Gostava
de jipe, não de automóvel, e dirigia com extrema cautela. Evitava o
centro urbano, e quando tinha de ir até lá, descrevia longas voltas
e terminava a pé, para não se expor ao tráfego desembestado das
ruas principais. Os filhos riam, pondo em dúvida sua capacidade no
volante. Mas todos arrebentavam a máquina, ao usá-la, e ele tinha
como pequena glória nunca ter dado uma batida.
Como
pequena glória. Porque as maiores eram as que lhe vinham do sítio.
Possuíra fazenda, agora tinha sítio. E ficava feliz quando o jipe
tropicador o levava para a modesta pasárgada. Esquecendo-se da
idade, punha exagero de moço — trinta anos depois — em capinar,
plantar, podar; se chovia, plantava mentalmente. Orgulhava-se de
produzir não só frutas tropicais como subtropicais. Um cruzamento
de espécies, determinando novo sabor, nova forma ou colorido, era
uma festa para ele. O sítio confinava com uma fazenda; matava
saudades do antigo latifúndio ouvindo, à distância, o vozeio dos
vaqueiros e o urro do jumento, pontual como um relógio.
Bacharel?
Sim, fizera o curso de Direito, tirara diploma, se necessário lutava
contra empresas poderosas, e vencia, sem ligar muito a isso.

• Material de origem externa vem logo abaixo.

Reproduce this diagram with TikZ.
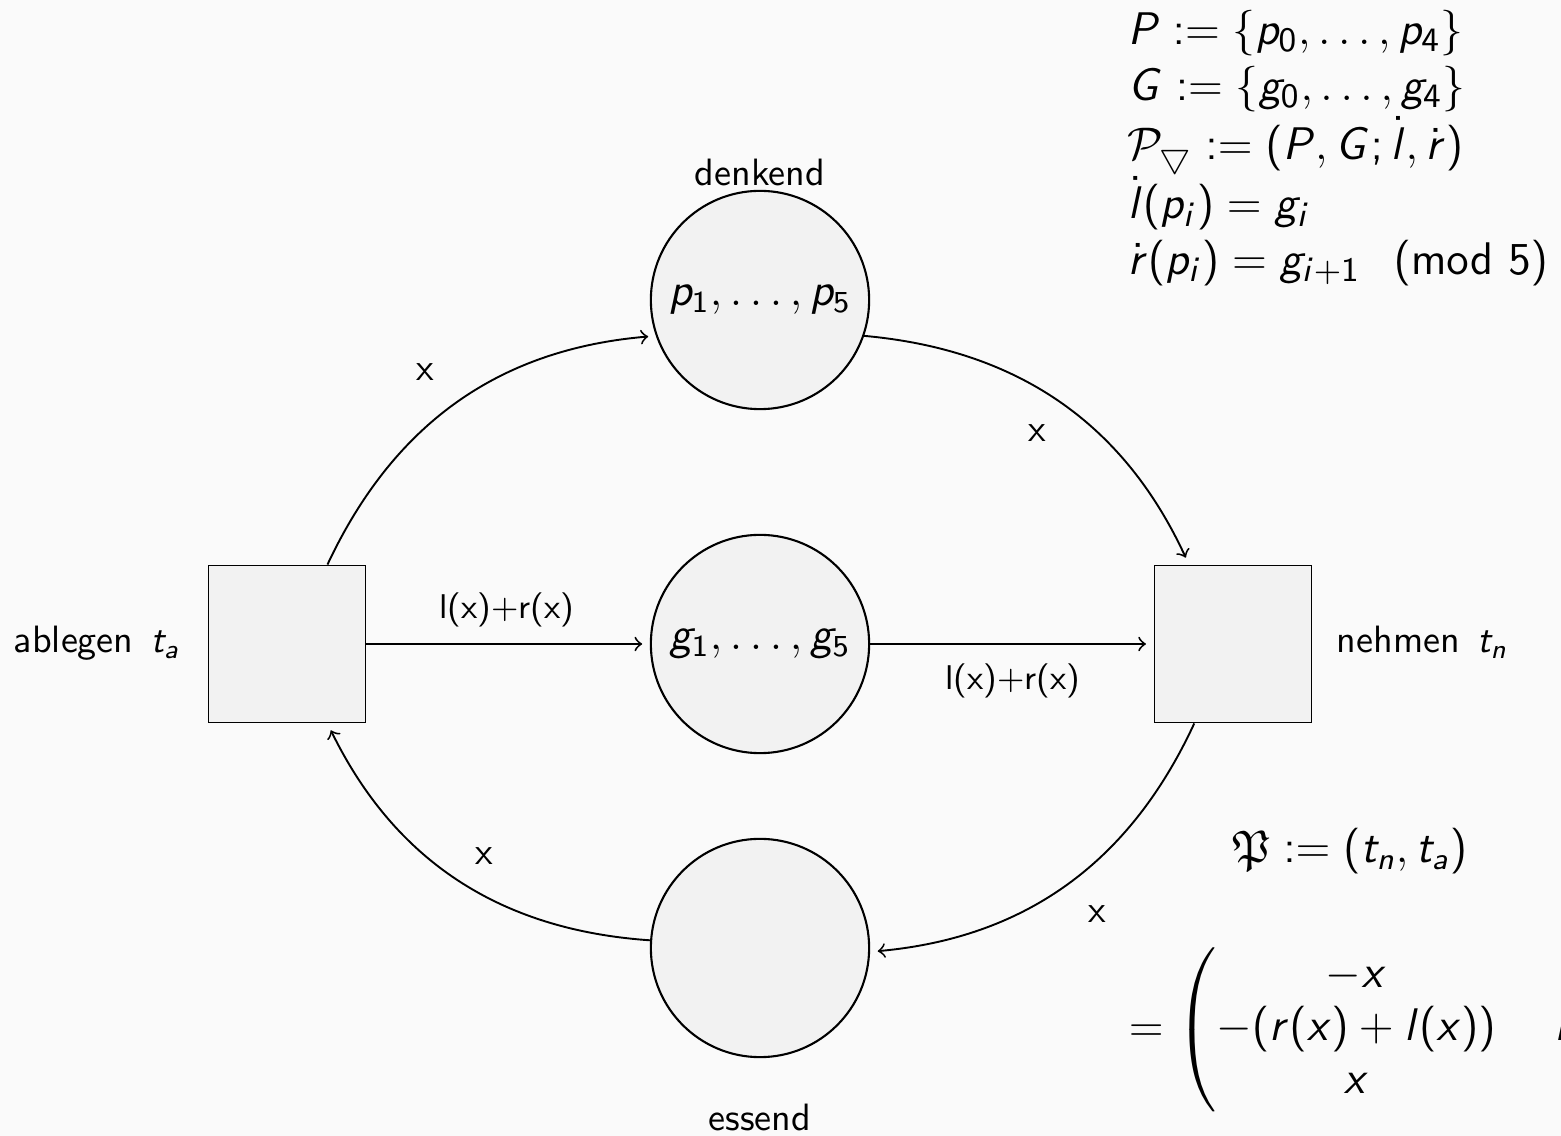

Guardava
os livros essenciais ao exercício da profissão, só esses, no
pequeno armário envidraçado. Sua consulta constante era às
sementes, à terra, ao tempo; nem se lembrava mais de que, na
mocidade, cultivara as letras, escrevera poemas em prosa
neossimbolistas, induzira o irmão menor a seguir o ofício de juntar
palavras. Em 1959 bateu um recorde negativo, escrevendo só quatro
cartas, profissionais e concisas.
Anos
e anos escoados na cidadezinha natal, entre problemas pequenos e
grandes que nunca se resolviam. Tentou ajudar a resolvê-los, na
oposição. No governo era impossível; não tinha paixão bastante
para ser injusto ou odioso. Outros disputassem esse ou aquele posto
importante, ele nem vereador quis ser. Mudou de terra e de vida. No
fim, espectador enjoado, dizia aos políticos: “Seria melhor que
fizessem como eu, indo plantar, tirar formiga, limpar galinheiro”.
E
vieram os filhos, muitos. Vieram netos, mais de vinte. O jardim e a
casa no alto da rua palpitavam de barulho. Ele, que em moço mal
suportava o tinir de um copo quebrado, agora enchia os ouvidos e a
alma com aquela algazarra maluca. A filha mais nova, nascida depois
de longo intervalo, encantava-o: um dia, brincando com ela,
esqueceu-se e chamou-a de netinha; era a “rapa do tacho”.
Quarenta anos de família, a companheira não lhe faltara nunca. A
vida estava completa, ele a vivera sem ambição e sem vaidade.
Fora
um belo e desempenado rapaz; agora estava acabado na cama, não havia
nada a fazer senão diminuir-lhe as dores e esperar. “Deixemos isso
para os últimos dias”, ponderava o médico, racionando as
injeções. Virou-se na cama, comentou: “Morrer é muito difícil…”.
E quando falar já era um sacrifício, queria ainda agradecer a
visita, comentar esse ou aquele assunto alheio à sua situação;
gostaria de não dar trabalho a ninguém. Deve ter levado um
sentimento: o de não morrer entre suas plantas.